--- begin DATA SECTION ---

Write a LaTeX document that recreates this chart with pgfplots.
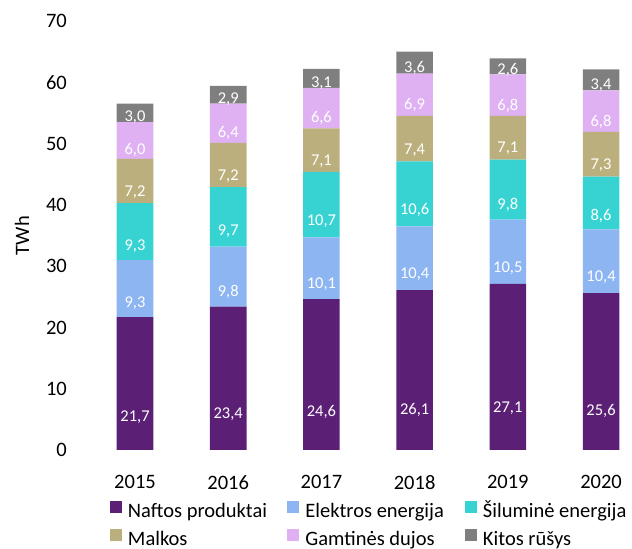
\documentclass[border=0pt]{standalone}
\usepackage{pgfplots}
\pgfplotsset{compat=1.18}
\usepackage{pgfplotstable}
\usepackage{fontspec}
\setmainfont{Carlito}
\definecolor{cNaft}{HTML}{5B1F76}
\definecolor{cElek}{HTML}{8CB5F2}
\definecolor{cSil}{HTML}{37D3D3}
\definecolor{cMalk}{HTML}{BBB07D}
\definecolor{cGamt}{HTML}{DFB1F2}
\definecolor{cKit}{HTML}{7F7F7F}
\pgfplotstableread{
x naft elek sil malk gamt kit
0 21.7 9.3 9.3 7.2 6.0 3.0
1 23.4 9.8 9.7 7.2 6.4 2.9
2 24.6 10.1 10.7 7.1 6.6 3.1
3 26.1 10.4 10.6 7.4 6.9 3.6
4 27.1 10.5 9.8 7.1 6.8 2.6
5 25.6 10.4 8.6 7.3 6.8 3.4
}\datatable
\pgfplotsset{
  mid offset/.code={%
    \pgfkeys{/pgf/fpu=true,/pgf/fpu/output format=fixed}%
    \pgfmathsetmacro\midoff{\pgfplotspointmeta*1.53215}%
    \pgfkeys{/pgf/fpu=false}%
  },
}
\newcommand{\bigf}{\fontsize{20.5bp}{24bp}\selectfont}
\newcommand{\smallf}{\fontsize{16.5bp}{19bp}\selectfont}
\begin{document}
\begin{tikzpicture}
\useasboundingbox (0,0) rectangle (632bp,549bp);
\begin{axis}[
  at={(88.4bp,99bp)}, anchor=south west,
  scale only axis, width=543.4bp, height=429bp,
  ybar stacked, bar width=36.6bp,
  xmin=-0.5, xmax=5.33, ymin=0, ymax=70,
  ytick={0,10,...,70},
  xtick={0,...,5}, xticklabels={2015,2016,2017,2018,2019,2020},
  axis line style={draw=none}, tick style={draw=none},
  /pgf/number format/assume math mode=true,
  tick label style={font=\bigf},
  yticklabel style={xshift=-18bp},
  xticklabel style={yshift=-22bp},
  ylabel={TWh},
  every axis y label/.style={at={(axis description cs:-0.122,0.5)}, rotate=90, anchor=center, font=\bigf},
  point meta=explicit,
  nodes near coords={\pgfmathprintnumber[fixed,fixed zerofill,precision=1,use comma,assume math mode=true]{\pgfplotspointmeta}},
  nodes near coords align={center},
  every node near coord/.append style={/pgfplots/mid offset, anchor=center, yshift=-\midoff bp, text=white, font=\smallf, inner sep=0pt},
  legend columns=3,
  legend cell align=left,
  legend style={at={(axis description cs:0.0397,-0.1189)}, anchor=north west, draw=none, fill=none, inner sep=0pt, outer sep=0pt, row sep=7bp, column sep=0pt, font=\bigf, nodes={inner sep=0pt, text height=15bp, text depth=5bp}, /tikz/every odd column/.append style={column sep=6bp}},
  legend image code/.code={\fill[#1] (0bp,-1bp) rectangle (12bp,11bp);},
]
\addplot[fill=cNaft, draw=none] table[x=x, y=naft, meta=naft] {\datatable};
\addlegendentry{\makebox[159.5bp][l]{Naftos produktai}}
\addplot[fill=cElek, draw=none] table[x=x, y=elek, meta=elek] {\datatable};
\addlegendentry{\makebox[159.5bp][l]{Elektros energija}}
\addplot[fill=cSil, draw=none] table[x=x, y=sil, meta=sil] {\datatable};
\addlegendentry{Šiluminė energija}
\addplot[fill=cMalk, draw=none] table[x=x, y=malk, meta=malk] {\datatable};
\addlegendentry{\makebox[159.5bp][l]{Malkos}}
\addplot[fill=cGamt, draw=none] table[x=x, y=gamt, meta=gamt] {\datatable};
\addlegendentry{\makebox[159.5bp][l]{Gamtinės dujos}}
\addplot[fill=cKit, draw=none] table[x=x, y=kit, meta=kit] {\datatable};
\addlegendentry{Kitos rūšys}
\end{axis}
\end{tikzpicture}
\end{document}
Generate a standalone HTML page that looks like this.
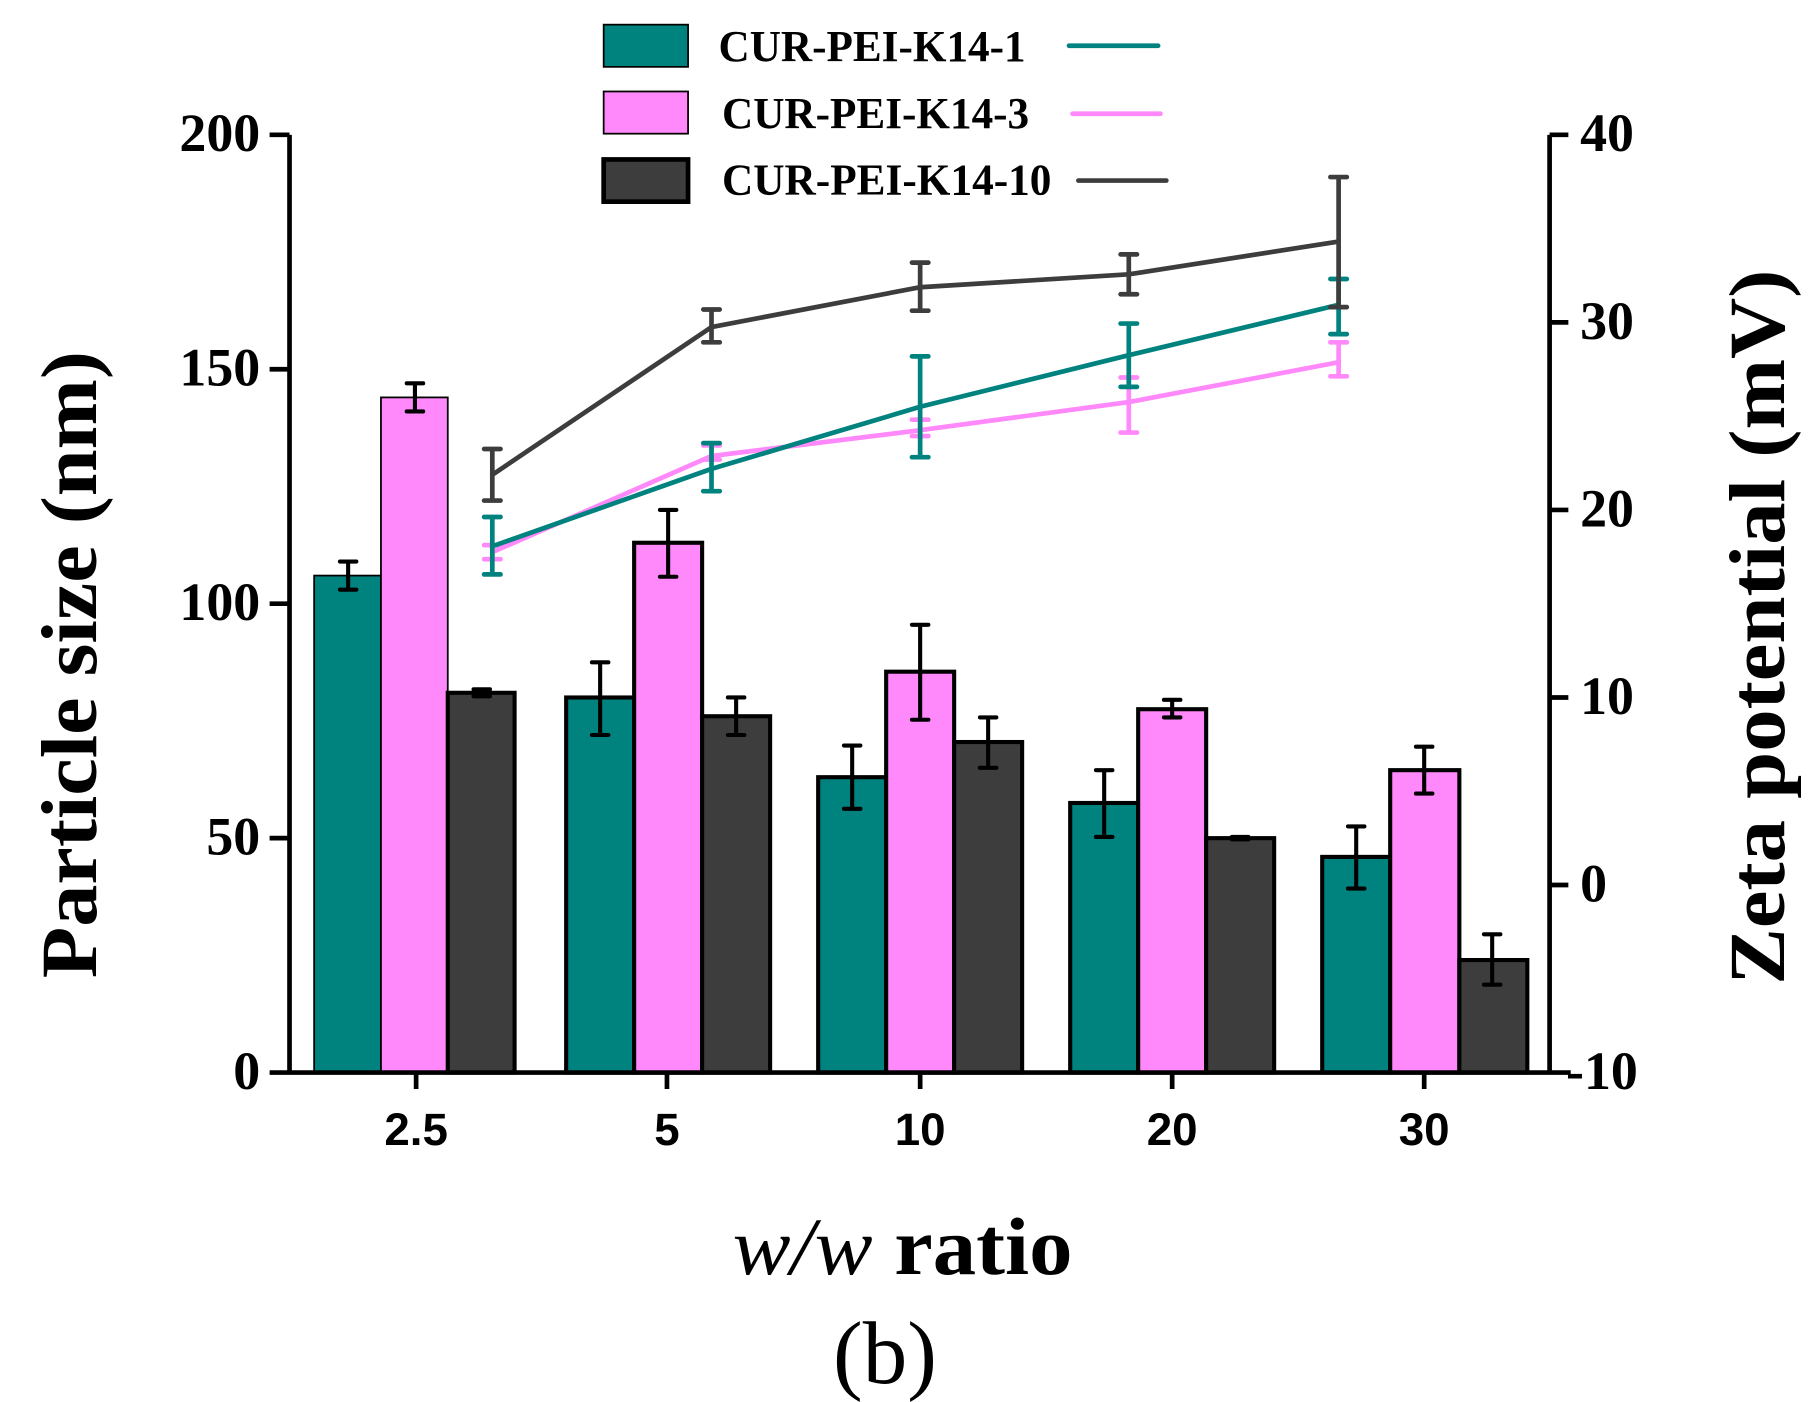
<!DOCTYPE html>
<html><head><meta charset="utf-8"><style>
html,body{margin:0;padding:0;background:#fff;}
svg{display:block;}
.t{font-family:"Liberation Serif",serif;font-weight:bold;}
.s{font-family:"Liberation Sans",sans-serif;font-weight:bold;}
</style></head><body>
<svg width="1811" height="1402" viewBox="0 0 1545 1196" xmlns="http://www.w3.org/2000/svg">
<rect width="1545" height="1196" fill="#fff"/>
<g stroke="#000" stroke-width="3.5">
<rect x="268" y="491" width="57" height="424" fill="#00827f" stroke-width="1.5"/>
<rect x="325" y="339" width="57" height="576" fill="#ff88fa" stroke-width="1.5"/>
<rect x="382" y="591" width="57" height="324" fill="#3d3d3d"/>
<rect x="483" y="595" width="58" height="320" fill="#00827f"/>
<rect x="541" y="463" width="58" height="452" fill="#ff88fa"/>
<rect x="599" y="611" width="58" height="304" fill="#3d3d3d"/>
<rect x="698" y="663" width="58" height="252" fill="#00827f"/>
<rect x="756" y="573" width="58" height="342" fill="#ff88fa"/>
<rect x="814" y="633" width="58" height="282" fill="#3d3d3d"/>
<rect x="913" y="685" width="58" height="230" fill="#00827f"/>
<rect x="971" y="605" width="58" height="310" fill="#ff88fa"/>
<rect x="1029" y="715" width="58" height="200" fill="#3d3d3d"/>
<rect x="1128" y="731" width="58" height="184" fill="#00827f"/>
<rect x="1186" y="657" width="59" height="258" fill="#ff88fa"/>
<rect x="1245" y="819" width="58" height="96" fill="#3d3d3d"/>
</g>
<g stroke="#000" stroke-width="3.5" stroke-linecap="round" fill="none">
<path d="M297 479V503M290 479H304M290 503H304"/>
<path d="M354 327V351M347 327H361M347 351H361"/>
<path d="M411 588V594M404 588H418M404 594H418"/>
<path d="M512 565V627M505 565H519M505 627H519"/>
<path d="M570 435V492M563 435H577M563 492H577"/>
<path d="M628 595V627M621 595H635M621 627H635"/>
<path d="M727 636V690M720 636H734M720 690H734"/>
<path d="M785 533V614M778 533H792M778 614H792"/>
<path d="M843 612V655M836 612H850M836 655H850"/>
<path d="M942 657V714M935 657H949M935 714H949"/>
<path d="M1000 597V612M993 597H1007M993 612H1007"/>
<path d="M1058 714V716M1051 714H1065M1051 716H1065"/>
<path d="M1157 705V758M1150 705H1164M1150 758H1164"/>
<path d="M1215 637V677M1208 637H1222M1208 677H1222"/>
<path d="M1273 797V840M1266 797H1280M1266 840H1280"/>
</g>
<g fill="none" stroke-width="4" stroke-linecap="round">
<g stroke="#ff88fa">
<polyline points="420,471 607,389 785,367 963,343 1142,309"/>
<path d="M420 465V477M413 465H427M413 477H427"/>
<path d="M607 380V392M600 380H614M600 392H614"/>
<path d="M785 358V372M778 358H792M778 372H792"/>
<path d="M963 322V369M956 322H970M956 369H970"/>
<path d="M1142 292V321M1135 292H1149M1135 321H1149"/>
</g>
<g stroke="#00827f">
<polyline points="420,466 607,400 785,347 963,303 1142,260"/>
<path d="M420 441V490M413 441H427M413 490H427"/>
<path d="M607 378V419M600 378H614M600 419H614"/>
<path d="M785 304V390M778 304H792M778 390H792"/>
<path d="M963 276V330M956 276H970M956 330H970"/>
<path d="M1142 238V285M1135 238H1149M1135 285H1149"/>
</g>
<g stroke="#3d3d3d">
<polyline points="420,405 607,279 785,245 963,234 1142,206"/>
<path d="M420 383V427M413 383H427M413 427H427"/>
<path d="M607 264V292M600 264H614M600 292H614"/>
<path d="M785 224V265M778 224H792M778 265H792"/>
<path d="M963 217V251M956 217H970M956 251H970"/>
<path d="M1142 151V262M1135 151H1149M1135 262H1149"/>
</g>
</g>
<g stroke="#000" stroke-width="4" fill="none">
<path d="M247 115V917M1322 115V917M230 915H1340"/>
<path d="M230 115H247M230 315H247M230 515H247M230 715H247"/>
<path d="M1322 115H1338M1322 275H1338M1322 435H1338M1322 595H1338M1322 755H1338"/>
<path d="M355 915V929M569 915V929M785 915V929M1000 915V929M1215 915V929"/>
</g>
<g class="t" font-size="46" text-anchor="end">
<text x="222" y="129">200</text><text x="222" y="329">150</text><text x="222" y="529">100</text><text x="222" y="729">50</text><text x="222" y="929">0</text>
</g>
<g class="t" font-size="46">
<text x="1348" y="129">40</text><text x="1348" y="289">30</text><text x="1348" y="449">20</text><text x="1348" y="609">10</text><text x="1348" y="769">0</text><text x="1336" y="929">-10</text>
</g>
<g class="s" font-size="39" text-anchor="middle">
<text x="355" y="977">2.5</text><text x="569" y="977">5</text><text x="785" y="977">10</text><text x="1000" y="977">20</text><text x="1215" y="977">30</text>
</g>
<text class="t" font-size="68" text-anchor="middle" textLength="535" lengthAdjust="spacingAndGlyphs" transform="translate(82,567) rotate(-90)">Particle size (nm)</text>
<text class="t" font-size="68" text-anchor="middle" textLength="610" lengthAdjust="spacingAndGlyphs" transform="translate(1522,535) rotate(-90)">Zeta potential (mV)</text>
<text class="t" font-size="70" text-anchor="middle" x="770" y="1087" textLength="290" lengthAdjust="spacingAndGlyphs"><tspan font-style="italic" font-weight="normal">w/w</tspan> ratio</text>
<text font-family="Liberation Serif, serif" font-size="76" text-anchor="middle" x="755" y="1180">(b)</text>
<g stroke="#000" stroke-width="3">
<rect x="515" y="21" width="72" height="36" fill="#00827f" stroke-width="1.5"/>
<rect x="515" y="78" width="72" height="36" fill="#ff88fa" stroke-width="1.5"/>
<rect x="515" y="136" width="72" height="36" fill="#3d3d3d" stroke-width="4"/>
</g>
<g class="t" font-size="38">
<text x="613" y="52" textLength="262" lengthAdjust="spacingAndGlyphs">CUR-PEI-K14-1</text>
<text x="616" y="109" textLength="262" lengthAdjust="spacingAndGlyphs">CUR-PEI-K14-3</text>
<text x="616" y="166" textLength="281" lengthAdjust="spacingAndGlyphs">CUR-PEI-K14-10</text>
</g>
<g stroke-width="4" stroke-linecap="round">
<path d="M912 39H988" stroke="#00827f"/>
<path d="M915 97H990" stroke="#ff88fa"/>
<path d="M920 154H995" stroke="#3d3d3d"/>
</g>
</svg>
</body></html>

--- end DATA SECTION ---

OBJECTIVE: Sift through the entries and copy every line with "standalone".

EXERCISE ANSWER:
\documentclass[border=0pt]{standalone}
Generate a standalone HTML page that looks like this.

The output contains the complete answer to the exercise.